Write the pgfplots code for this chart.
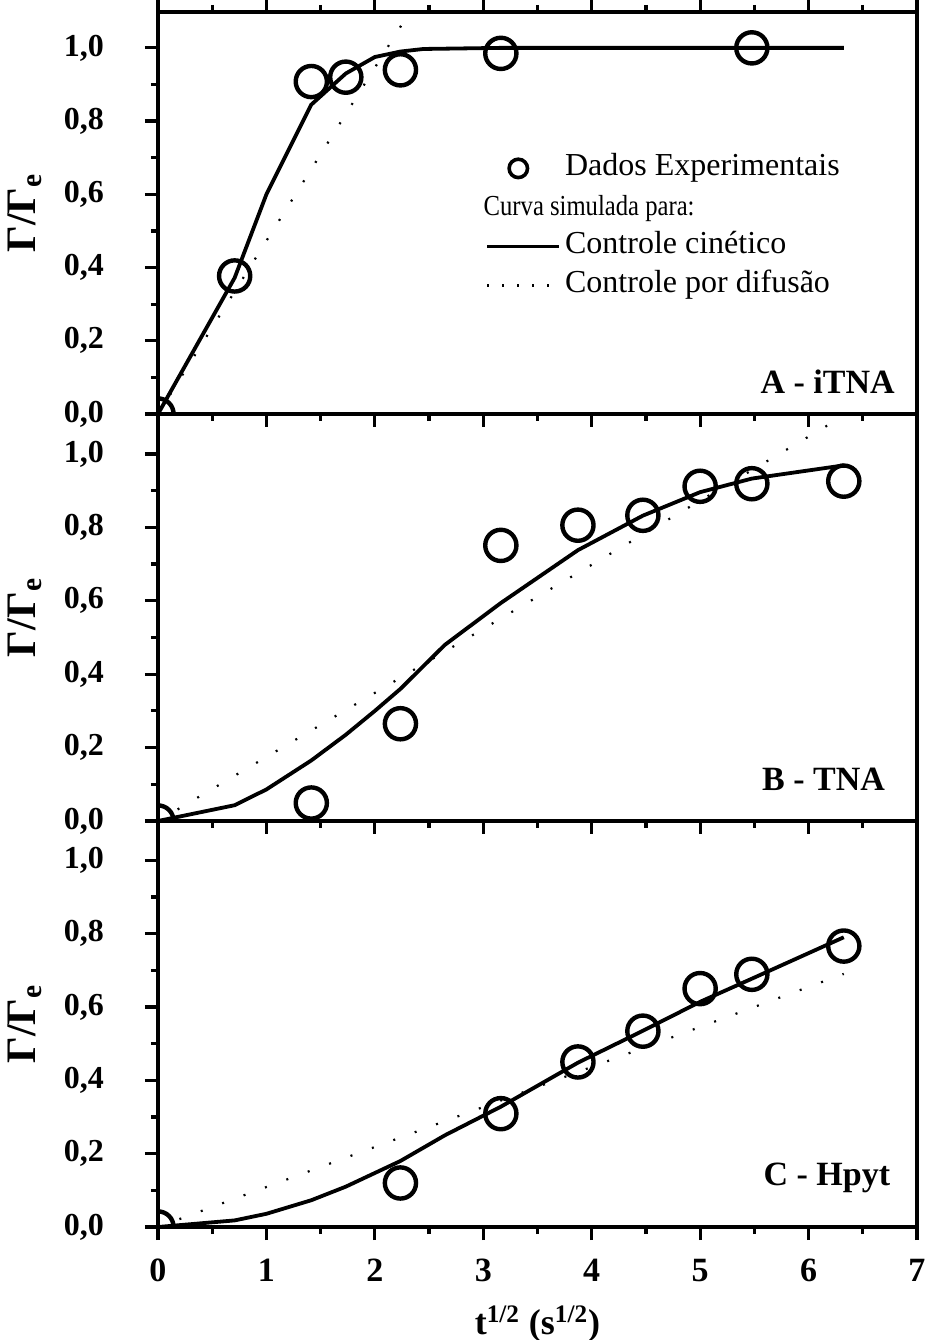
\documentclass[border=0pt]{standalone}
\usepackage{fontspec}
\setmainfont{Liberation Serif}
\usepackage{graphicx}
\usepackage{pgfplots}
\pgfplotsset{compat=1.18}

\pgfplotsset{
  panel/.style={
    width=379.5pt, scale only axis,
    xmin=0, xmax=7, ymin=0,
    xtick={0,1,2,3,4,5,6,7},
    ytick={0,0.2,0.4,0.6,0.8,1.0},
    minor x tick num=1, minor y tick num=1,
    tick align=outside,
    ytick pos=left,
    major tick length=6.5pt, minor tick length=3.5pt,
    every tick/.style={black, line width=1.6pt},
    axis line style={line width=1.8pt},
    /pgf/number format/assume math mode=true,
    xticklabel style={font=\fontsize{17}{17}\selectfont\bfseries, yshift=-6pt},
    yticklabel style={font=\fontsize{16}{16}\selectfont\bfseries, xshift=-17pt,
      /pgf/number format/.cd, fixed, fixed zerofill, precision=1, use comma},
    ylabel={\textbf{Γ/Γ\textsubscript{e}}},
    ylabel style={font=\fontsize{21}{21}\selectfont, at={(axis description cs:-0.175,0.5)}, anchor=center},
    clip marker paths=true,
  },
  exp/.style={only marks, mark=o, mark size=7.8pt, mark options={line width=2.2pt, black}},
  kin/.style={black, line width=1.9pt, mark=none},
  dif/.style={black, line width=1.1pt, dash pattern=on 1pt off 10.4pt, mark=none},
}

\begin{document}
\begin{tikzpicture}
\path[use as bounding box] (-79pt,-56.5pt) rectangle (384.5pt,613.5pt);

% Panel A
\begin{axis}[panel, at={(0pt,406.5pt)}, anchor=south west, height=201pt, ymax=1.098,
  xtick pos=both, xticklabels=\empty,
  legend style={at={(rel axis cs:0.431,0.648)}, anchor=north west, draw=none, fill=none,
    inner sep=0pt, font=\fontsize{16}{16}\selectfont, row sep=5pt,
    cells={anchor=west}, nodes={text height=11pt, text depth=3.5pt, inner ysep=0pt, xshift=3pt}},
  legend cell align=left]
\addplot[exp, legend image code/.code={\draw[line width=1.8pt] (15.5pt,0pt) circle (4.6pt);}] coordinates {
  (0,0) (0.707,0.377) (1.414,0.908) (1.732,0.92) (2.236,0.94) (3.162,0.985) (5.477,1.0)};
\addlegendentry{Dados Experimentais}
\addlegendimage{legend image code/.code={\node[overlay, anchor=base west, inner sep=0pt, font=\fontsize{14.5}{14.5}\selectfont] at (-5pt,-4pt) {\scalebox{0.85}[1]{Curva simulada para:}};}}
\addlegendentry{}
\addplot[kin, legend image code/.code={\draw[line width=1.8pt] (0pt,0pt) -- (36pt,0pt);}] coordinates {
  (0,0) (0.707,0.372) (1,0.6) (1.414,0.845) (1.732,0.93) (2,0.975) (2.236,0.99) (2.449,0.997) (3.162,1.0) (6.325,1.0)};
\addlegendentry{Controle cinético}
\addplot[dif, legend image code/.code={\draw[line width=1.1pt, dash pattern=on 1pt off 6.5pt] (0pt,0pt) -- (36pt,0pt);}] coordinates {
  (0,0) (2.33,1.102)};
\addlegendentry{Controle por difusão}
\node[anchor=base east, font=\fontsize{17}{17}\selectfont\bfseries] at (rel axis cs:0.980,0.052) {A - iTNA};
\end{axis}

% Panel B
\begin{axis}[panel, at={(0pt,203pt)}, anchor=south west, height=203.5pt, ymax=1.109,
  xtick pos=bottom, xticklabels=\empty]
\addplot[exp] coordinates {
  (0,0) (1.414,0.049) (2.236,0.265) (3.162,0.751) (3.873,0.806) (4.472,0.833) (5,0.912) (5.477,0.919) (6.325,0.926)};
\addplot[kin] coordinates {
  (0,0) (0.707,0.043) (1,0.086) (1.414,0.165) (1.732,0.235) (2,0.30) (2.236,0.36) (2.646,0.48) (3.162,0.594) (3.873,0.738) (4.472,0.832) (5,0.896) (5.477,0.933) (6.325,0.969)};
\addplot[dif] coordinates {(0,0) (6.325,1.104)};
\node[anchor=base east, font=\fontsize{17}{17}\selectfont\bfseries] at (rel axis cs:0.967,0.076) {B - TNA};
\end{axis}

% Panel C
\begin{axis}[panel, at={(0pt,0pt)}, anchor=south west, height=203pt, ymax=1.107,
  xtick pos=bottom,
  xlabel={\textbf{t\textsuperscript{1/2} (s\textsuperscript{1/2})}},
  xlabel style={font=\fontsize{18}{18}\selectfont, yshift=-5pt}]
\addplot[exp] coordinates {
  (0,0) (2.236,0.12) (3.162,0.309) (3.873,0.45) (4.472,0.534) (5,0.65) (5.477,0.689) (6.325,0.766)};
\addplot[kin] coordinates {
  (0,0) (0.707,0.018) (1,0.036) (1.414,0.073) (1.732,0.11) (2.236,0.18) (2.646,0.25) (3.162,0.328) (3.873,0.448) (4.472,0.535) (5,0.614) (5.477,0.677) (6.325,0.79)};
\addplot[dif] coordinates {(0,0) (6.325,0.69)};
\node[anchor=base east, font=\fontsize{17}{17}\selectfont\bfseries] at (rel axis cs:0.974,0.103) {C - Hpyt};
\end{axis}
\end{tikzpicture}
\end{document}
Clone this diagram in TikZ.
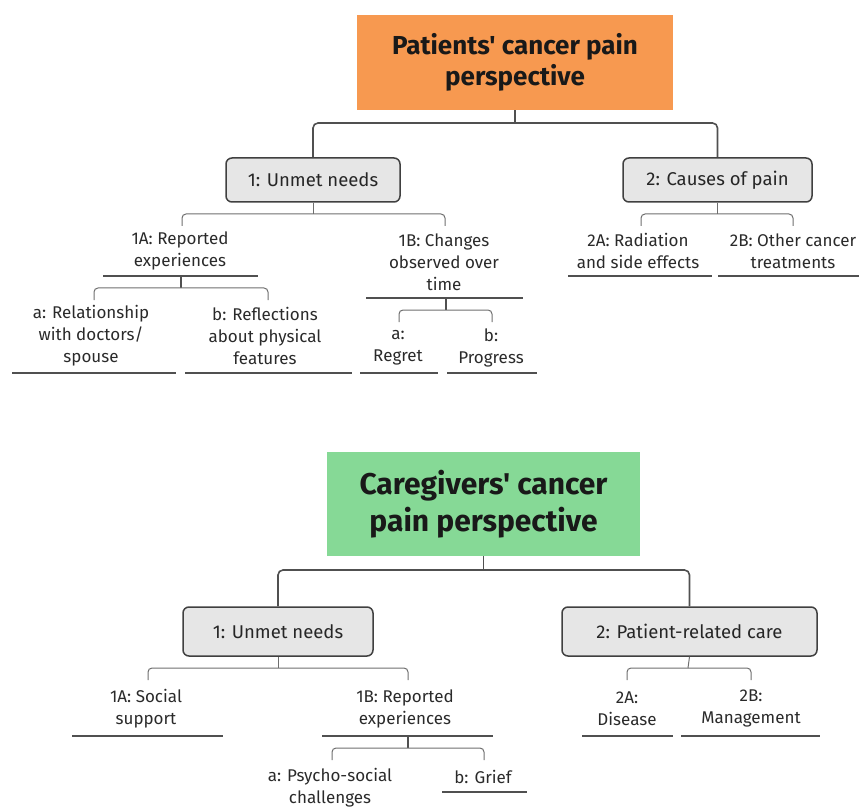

+ + + + +

--- THE EXERCISE ---
Without including any pictures, print each record exactly.

--- THE ANSWER ---
Write the pgfplots code for this chart.
\documentclass[border=0pt]{standalone}
\usepackage{fontspec}
\setmainfont{Liberation Serif}
\usepackage{graphicx}
\usepackage{pgfplots}
\pgfplotsset{compat=1.18}

\pgfplotsset{
  panel/.style={
    width=379.5pt, scale only axis,
    xmin=0, xmax=7, ymin=0,
    xtick={0,1,2,3,4,5,6,7},
    ytick={0,0.2,0.4,0.6,0.8,1.0},
    minor x tick num=1, minor y tick num=1,
    tick align=outside,
    ytick pos=left,
    major tick length=6.5pt, minor tick length=3.5pt,
    every tick/.style={black, line width=1.6pt},
    axis line style={line width=1.8pt},
    /pgf/number format/assume math mode=true,
    xticklabel style={font=\fontsize{17}{17}\selectfont\bfseries, yshift=-6pt},
    yticklabel style={font=\fontsize{16}{16}\selectfont\bfseries, xshift=-17pt,
      /pgf/number format/.cd, fixed, fixed zerofill, precision=1, use comma},
    ylabel={\textbf{Γ/Γ\textsubscript{e}}},
    ylabel style={font=\fontsize{21}{21}\selectfont, at={(axis description cs:-0.175,0.5)}, anchor=center},
    clip marker paths=true,
  },
  exp/.style={only marks, mark=o, mark size=7.8pt, mark options={line width=2.2pt, black}},
  kin/.style={black, line width=1.9pt, mark=none},
  dif/.style={black, line width=1.1pt, dash pattern=on 1pt off 10.4pt, mark=none},
}

\begin{document}
\begin{tikzpicture}
\path[use as bounding box] (-79pt,-56.5pt) rectangle (384.5pt,613.5pt);

% Panel A
\begin{axis}[panel, at={(0pt,406.5pt)}, anchor=south west, height=201pt, ymax=1.098,
  xtick pos=both, xticklabels=\empty,
  legend style={at={(rel axis cs:0.431,0.648)}, anchor=north west, draw=none, fill=none,
    inner sep=0pt, font=\fontsize{16}{16}\selectfont, row sep=5pt,
    cells={anchor=west}, nodes={text height=11pt, text depth=3.5pt, inner ysep=0pt, xshift=3pt}},
  legend cell align=left]
\addplot[exp, legend image code/.code={\draw[line width=1.8pt] (15.5pt,0pt) circle (4.6pt);}] coordinates {
  (0,0) (0.707,0.377) (1.414,0.908) (1.732,0.92) (2.236,0.94) (3.162,0.985) (5.477,1.0)};
\addlegendentry{Dados Experimentais}
\addlegendimage{legend image code/.code={\node[overlay, anchor=base west, inner sep=0pt, font=\fontsize{14.5}{14.5}\selectfont] at (-5pt,-4pt) {\scalebox{0.85}[1]{Curva simulada para:}};}}
\addlegendentry{}
\addplot[kin, legend image code/.code={\draw[line width=1.8pt] (0pt,0pt) -- (36pt,0pt);}] coordinates {
  (0,0) (0.707,0.372) (1,0.6) (1.414,0.845) (1.732,0.93) (2,0.975) (2.236,0.99) (2.449,0.997) (3.162,1.0) (6.325,1.0)};
\addlegendentry{Controle cinético}
\addplot[dif, legend image code/.code={\draw[line width=1.1pt, dash pattern=on 1pt off 6.5pt] (0pt,0pt) -- (36pt,0pt);}] coordinates {
  (0,0) (2.33,1.102)};
\addlegendentry{Controle por difusão}
\node[anchor=base east, font=\fontsize{17}{17}\selectfont\bfseries] at (rel axis cs:0.980,0.052) {A - iTNA};
\end{axis}

% Panel B
\begin{axis}[panel, at={(0pt,203pt)}, anchor=south west, height=203.5pt, ymax=1.109,
  xtick pos=bottom, xticklabels=\empty]
\addplot[exp] coordinates {
  (0,0) (1.414,0.049) (2.236,0.265) (3.162,0.751) (3.873,0.806) (4.472,0.833) (5,0.912) (5.477,0.919) (6.325,0.926)};
\addplot[kin] coordinates {
  (0,0) (0.707,0.043) (1,0.086) (1.414,0.165) (1.732,0.235) (2,0.30) (2.236,0.36) (2.646,0.48) (3.162,0.594) (3.873,0.738) (4.472,0.832) (5,0.896) (5.477,0.933) (6.325,0.969)};
\addplot[dif] coordinates {(0,0) (6.325,1.104)};
\node[anchor=base east, font=\fontsize{17}{17}\selectfont\bfseries] at (rel axis cs:0.967,0.076) {B - TNA};
\end{axis}

% Panel C
\begin{axis}[panel, at={(0pt,0pt)}, anchor=south west, height=203pt, ymax=1.107,
  xtick pos=bottom,
  xlabel={\textbf{t\textsuperscript{1/2} (s\textsuperscript{1/2})}},
  xlabel style={font=\fontsize{18}{18}\selectfont, yshift=-5pt}]
\addplot[exp] coordinates {
  (0,0) (2.236,0.12) (3.162,0.309) (3.873,0.45) (4.472,0.534) (5,0.65) (5.477,0.689) (6.325,0.766)};
\addplot[kin] coordinates {
  (0,0) (0.707,0.018) (1,0.036) (1.414,0.073) (1.732,0.11) (2.236,0.18) (2.646,0.25) (3.162,0.328) (3.873,0.448) (4.472,0.535) (5,0.614) (5.477,0.677) (6.325,0.79)};
\addplot[dif] coordinates {(0,0) (6.325,0.69)};
\node[anchor=base east, font=\fontsize{17}{17}\selectfont\bfseries] at (rel axis cs:0.974,0.103) {C - Hpyt};
\end{axis}
\end{tikzpicture}
\end{document}
Clone this diagram in TikZ.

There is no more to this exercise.